§ COLLECTED MATERIAL

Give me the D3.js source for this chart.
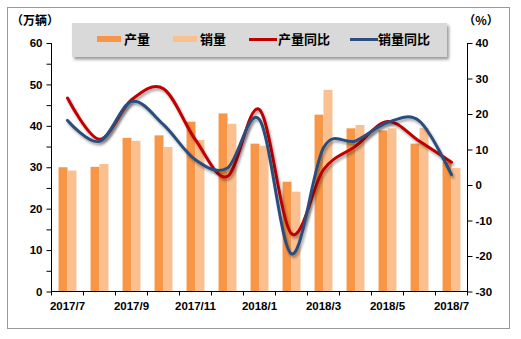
<!DOCTYPE html>
<html>
<head>
<meta charset="utf-8">
<script src="https://cdn.jsdelivr.net/npm/d3@7/dist/d3.min.js"></script>
<style>
  html, body { margin: 0; padding: 0; background: #fff; }
  svg { display: block; }
  text { font-family: Arial, "Liberation Sans", "Noto Sans CJK SC", sans-serif; font-weight: bold; fill: #000; }
  .cjk { font-family: "Noto Sans CJK SC", "Microsoft YaHei", sans-serif; font-weight: bold; }
</style>
</head>
<body>
<svg id="chart" width="521" height="339"></svg>
<script>
// Monthly output / sales (10k vehicles) and year-on-year growth (%)
const months = ["2017/7","2017/8","2017/9","2017/10","2017/11","2017/12","2018/1","2018/2","2018/3","2018/4","2018/5","2018/6","2018/7"];
const output = [30.0, 30.1, 37.1, 37.7, 41.0, 43.0, 35.7, 26.5, 42.7, 39.4, 38.9, 35.7, 31.3];
const sales  = [29.2, 30.8, 36.4, 34.9, 36.6, 40.5, 35.2, 24.1, 48.7, 40.2, 39.4, 39.5, 29.8];
const outputYoY = [24.5, 12.9, 24.0, 27.1, 12.7, 2.4, 21.2, -13.7, 4.3, 10.9, 17.9, 12.3, 6.4];
const salesYoY  = [18.2, 12.3, 23.5, 17.0, 7.1, 4.8, 18.4, -19.4, 10.5, 12.4, 17.6, 18.0, 2.9];
const leftTicks = [0, 10, 20, 30, 40, 50, 60];
const rightTicks = [-30, -20, -10, 0, 10, 20, 30, 40];
const xLabels = ["2017/7","2017/9","2017/11","2018/1","2018/3","2018/5","2018/7"];
const seriesNames = ["产量", "销量", "产量同比", "销量同比"];

const C_OUT = "#F79646", C_SAL = "#FAC08F", C_RED = "#C00000", C_BLUE = "#2C4D7E";

const svg = d3.select("#chart");
const plot = { left: 51.5, right: 467.5, top: 43, bottom: 291.5 };

const defs = svg.append("defs");
const shadow = defs.append("filter").attr("id", "lineShadow")
  .attr("x", "-10%").attr("y", "-10%").attr("width", "120%").attr("height", "130%");
shadow.append("feDropShadow").attr("dx", 1.5).attr("dy", 2.5).attr("stdDeviation", 1.3)
  .attr("flood-color", "#000").attr("flood-opacity", 0.35);
const boxShadow = defs.append("filter").attr("id", "boxShadow")
  .attr("x", "-5%").attr("y", "-20%").attr("width", "110%").attr("height", "150%");
boxShadow.append("feDropShadow").attr("dx", 2).attr("dy", 2.5).attr("stdDeviation", 1.5)
  .attr("flood-color", "#000").attr("flood-opacity", 0.4);

// outer frame
svg.append("rect").attr("x", 7.5).attr("y", 7.5).attr("width", 502).attr("height", 321)
  .attr("fill", "#fff").attr("stroke", "#9a9a9a").attr("stroke-width", 1);

const x = d3.scaleBand().domain(months).range([plot.left, plot.right]).padding(0);
const yL = d3.scaleLinear().domain([0, 60]).range([plot.bottom, plot.top]);
const yR = d3.scaleLinear().domain([-30, 40]).range([plot.bottom, plot.top]);
const barW = x.bandwidth() * 0.28;

// bars
const g = svg.append("g");
g.selectAll("rect.out").data(months).join("rect").attr("class", "out")
  .attr("x", d => x(d) + x.bandwidth() / 2 - barW)
  .attr("y", (d, i) => yL(output[i]))
  .attr("width", barW)
  .attr("height", (d, i) => yL(0) - yL(output[i]))
  .attr("fill", C_OUT);
g.selectAll("rect.sal").data(months).join("rect").attr("class", "sal")
  .attr("x", d => x(d) + x.bandwidth() / 2)
  .attr("y", (d, i) => yL(sales[i]))
  .attr("width", barW)
  .attr("height", (d, i) => yL(0) - yL(sales[i]))
  .attr("fill", C_SAL);

// smoothed growth lines
const line = d3.line()
  .x((d, i) => x(months[i]) + x.bandwidth() / 2)
  .y(d => yR(d))
  .curve(d3.curveCardinal.tension(0));
[[outputYoY, C_RED], [salesYoY, C_BLUE]].forEach(([vals, col]) => {
  svg.append("path").datum(vals).attr("d", line)
    .attr("fill", "none").attr("stroke", col).attr("stroke-width", 3)
    .attr("stroke-linecap", "round").attr("filter", "url(#lineShadow)");
});

// left axis
const axL = svg.append("g").attr("transform", `translate(${plot.left},0)`)
  .call(d3.axisLeft(yL).tickValues(d3.range(0, 61, 5)).tickSize(5).tickFormat(d => leftTicks.includes(d) ? String(d) : ""));
axL.select(".domain").remove();
axL.append("line").attr("y1", plot.top).attr("y2", plot.bottom + 0.5).attr("stroke", "#000");
axL.selectAll("text").attr("font-size", 11.5).attr("x", -9).attr("fill", "#000")
  .style("font-family", "Arial, 'Liberation Sans', sans-serif").style("font-weight", "bold");

// right axis
const axR = svg.append("g").attr("transform", `translate(${plot.right},0)`)
  .call(d3.axisRight(yR).tickValues(rightTicks).tickSize(5).tickFormat(d => String(d)));
axR.select(".domain").remove();
axR.append("line").attr("y1", plot.top).attr("y2", plot.bottom + 0.5).attr("stroke", "#000");
axR.selectAll("text").attr("font-size", 11.5).attr("x", 8).attr("fill", "#000")
  .style("font-family", "Arial, 'Liberation Sans', sans-serif").style("font-weight", "bold");

// bottom axis
const axB = svg.append("g").attr("transform", `translate(0,${plot.bottom})`);
axB.append("line").attr("x1", plot.left).attr("x2", plot.right).attr("stroke", "#000");
const bounds = months.map(m => x(m)).concat([plot.right]);
axB.selectAll("line.tk").data(bounds).join("line").attr("class", "tk")
  .attr("x1", d => d).attr("x2", d => d).attr("y1", 0).attr("y2", 4).attr("stroke", "#000");
axB.selectAll("text").data(xLabels).join("text")
  .attr("x", d => x(d) + x.bandwidth() / 2).attr("y", 18)
  .attr("text-anchor", "middle").attr("font-size", 11.5).text(d => d);

// unit labels
svg.append("text").attr("class", "cjk").attr("x", 35).attr("y", 25).attr("text-anchor", "middle")
  .attr("font-size", 12).text("（万辆）");
svg.append("text").attr("class", "cjk").attr("x", 481).attr("y", 25).attr("text-anchor", "middle")
  .attr("font-size", 12).text("（%）");

// legend
const lg = svg.append("g");
lg.append("rect").attr("x", 72).attr("y", 23).attr("width", 375).attr("height", 34)
  .attr("fill", "#d9d9d9").attr("filter", "url(#boxShadow)");
const items = [
  { name: seriesNames[0], color: C_OUT, type: "bar", x0: 97, tx: 124 },
  { name: seriesNames[1], color: C_SAL, type: "bar", x0: 173, tx: 200 },
  { name: seriesNames[2], color: C_RED, type: "line", x0: 249, tx: 278 },
  { name: seriesNames[3], color: C_BLUE, type: "line", x0: 350, tx: 378 }
];
items.forEach(it => {
  if (it.type === "bar") {
    lg.append("rect").attr("x", it.x0).attr("y", 36).attr("width", 24).attr("height", 6).attr("fill", it.color);
  } else {
    lg.append("line").attr("x1", it.x0).attr("x2", it.x0 + 28).attr("y1", 39.5).attr("y2", 39.5)
      .attr("stroke", it.color).attr("stroke-width", 3);
  }
  lg.append("text").attr("class", "cjk").attr("x", it.tx).attr("y", 44).attr("font-size", 13).text(it.name);
});
</script>
</body>
</html>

§ AIM
Take the listing above and print it exactly, apart from the pictures.

§ REPLY
Give me the D3.js source for this chart.
<!DOCTYPE html>
<html>
<head>
<meta charset="utf-8">
<script src="https://cdn.jsdelivr.net/npm/d3@7/dist/d3.min.js"></script>
<style>
  html, body { margin: 0; padding: 0; background: #fff; }
  svg { display: block; }
  text { font-family: Arial, "Liberation Sans", "Noto Sans CJK SC", sans-serif; font-weight: bold; fill: #000; }
  .cjk { font-family: "Noto Sans CJK SC", "Microsoft YaHei", sans-serif; font-weight: bold; }
</style>
</head>
<body>
<svg id="chart" width="521" height="339"></svg>
<script>
// Monthly output / sales (10k vehicles) and year-on-year growth (%)
const months = ["2017/7","2017/8","2017/9","2017/10","2017/11","2017/12","2018/1","2018/2","2018/3","2018/4","2018/5","2018/6","2018/7"];
const output = [30.0, 30.1, 37.1, 37.7, 41.0, 43.0, 35.7, 26.5, 42.7, 39.4, 38.9, 35.7, 31.3];
const sales  = [29.2, 30.8, 36.4, 34.9, 36.6, 40.5, 35.2, 24.1, 48.7, 40.2, 39.4, 39.5, 29.8];
const outputYoY = [24.5, 12.9, 24.0, 27.1, 12.7, 2.4, 21.2, -13.7, 4.3, 10.9, 17.9, 12.3, 6.4];
const salesYoY  = [18.2, 12.3, 23.5, 17.0, 7.1, 4.8, 18.4, -19.4, 10.5, 12.4, 17.6, 18.0, 2.9];
const leftTicks = [0, 10, 20, 30, 40, 50, 60];
const rightTicks = [-30, -20, -10, 0, 10, 20, 30, 40];
const xLabels = ["2017/7","2017/9","2017/11","2018/1","2018/3","2018/5","2018/7"];
const seriesNames = ["产量", "销量", "产量同比", "销量同比"];

const C_OUT = "#F79646", C_SAL = "#FAC08F", C_RED = "#C00000", C_BLUE = "#2C4D7E";

const svg = d3.select("#chart");
const plot = { left: 51.5, right: 467.5, top: 43, bottom: 291.5 };

const defs = svg.append("defs");
const shadow = defs.append("filter").attr("id", "lineShadow")
  .attr("x", "-10%").attr("y", "-10%").attr("width", "120%").attr("height", "130%");
shadow.append("feDropShadow").attr("dx", 1.5).attr("dy", 2.5).attr("stdDeviation", 1.3)
  .attr("flood-color", "#000").attr("flood-opacity", 0.35);
const boxShadow = defs.append("filter").attr("id", "boxShadow")
  .attr("x", "-5%").attr("y", "-20%").attr("width", "110%").attr("height", "150%");
boxShadow.append("feDropShadow").attr("dx", 2).attr("dy", 2.5).attr("stdDeviation", 1.5)
  .attr("flood-color", "#000").attr("flood-opacity", 0.4);

// outer frame
svg.append("rect").attr("x", 7.5).attr("y", 7.5).attr("width", 502).attr("height", 321)
  .attr("fill", "#fff").attr("stroke", "#9a9a9a").attr("stroke-width", 1);

const x = d3.scaleBand().domain(months).range([plot.left, plot.right]).padding(0);
const yL = d3.scaleLinear().domain([0, 60]).range([plot.bottom, plot.top]);
const yR = d3.scaleLinear().domain([-30, 40]).range([plot.bottom, plot.top]);
const barW = x.bandwidth() * 0.28;

// bars
const g = svg.append("g");
g.selectAll("rect.out").data(months).join("rect").attr("class", "out")
  .attr("x", d => x(d) + x.bandwidth() / 2 - barW)
  .attr("y", (d, i) => yL(output[i]))
  .attr("width", barW)
  .attr("height", (d, i) => yL(0) - yL(output[i]))
  .attr("fill", C_OUT);
g.selectAll("rect.sal").data(months).join("rect").attr("class", "sal")
  .attr("x", d => x(d) + x.bandwidth() / 2)
  .attr("y", (d, i) => yL(sales[i]))
  .attr("width", barW)
  .attr("height", (d, i) => yL(0) - yL(sales[i]))
  .attr("fill", C_SAL);

// smoothed growth lines
const line = d3.line()
  .x((d, i) => x(months[i]) + x.bandwidth() / 2)
  .y(d => yR(d))
  .curve(d3.curveCardinal.tension(0));
[[outputYoY, C_RED], [salesYoY, C_BLUE]].forEach(([vals, col]) => {
  svg.append("path").datum(vals).attr("d", line)
    .attr("fill", "none").attr("stroke", col).attr("stroke-width", 3)
    .attr("stroke-linecap", "round").attr("filter", "url(#lineShadow)");
});

// left axis
const axL = svg.append("g").attr("transform", `translate(${plot.left},0)`)
  .call(d3.axisLeft(yL).tickValues(d3.range(0, 61, 5)).tickSize(5).tickFormat(d => leftTicks.includes(d) ? String(d) : ""));
axL.select(".domain").remove();
axL.append("line").attr("y1", plot.top).attr("y2", plot.bottom + 0.5).attr("stroke", "#000");
axL.selectAll("text").attr("font-size", 11.5).attr("x", -9).attr("fill", "#000")
  .style("font-family", "Arial, 'Liberation Sans', sans-serif").style("font-weight", "bold");

// right axis
const axR = svg.append("g").attr("transform", `translate(${plot.right},0)`)
  .call(d3.axisRight(yR).tickValues(rightTicks).tickSize(5).tickFormat(d => String(d)));
axR.select(".domain").remove();
axR.append("line").attr("y1", plot.top).attr("y2", plot.bottom + 0.5).attr("stroke", "#000");
axR.selectAll("text").attr("font-size", 11.5).attr("x", 8).attr("fill", "#000")
  .style("font-family", "Arial, 'Liberation Sans', sans-serif").style("font-weight", "bold");

// bottom axis
const axB = svg.append("g").attr("transform", `translate(0,${plot.bottom})`);
axB.append("line").attr("x1", plot.left).attr("x2", plot.right).attr("stroke", "#000");
const bounds = months.map(m => x(m)).concat([plot.right]);
axB.selectAll("line.tk").data(bounds).join("line").attr("class", "tk")
  .attr("x1", d => d).attr("x2", d => d).attr("y1", 0).attr("y2", 4).attr("stroke", "#000");
axB.selectAll("text").data(xLabels).join("text")
  .attr("x", d => x(d) + x.bandwidth() / 2).attr("y", 18)
  .attr("text-anchor", "middle").attr("font-size", 11.5).text(d => d);

// unit labels
svg.append("text").attr("class", "cjk").attr("x", 35).attr("y", 25).attr("text-anchor", "middle")
  .attr("font-size", 12).text("（万辆）");
svg.append("text").attr("class", "cjk").attr("x", 481).attr("y", 25).attr("text-anchor", "middle")
  .attr("font-size", 12).text("（%）");

// legend
const lg = svg.append("g");
lg.append("rect").attr("x", 72).attr("y", 23).attr("width", 375).attr("height", 34)
  .attr("fill", "#d9d9d9").attr("filter", "url(#boxShadow)");
const items = [
  { name: seriesNames[0], color: C_OUT, type: "bar", x0: 97, tx: 124 },
  { name: seriesNames[1], color: C_SAL, type: "bar", x0: 173, tx: 200 },
  { name: seriesNames[2], color: C_RED, type: "line", x0: 249, tx: 278 },
  { name: seriesNames[3], color: C_BLUE, type: "line", x0: 350, tx: 378 }
];
items.forEach(it => {
  if (it.type === "bar") {
    lg.append("rect").attr("x", it.x0).attr("y", 36).attr("width", 24).attr("height", 6).attr("fill", it.color);
  } else {
    lg.append("line").attr("x1", it.x0).attr("x2", it.x0 + 28).attr("y1", 39.5).attr("y2", 39.5)
      .attr("stroke", it.color).attr("stroke-width", 3);
  }
  lg.append("text").attr("class", "cjk").attr("x", it.tx).attr("y", 44).attr("font-size", 13).text(it.name);
});
</script>
</body>
</html>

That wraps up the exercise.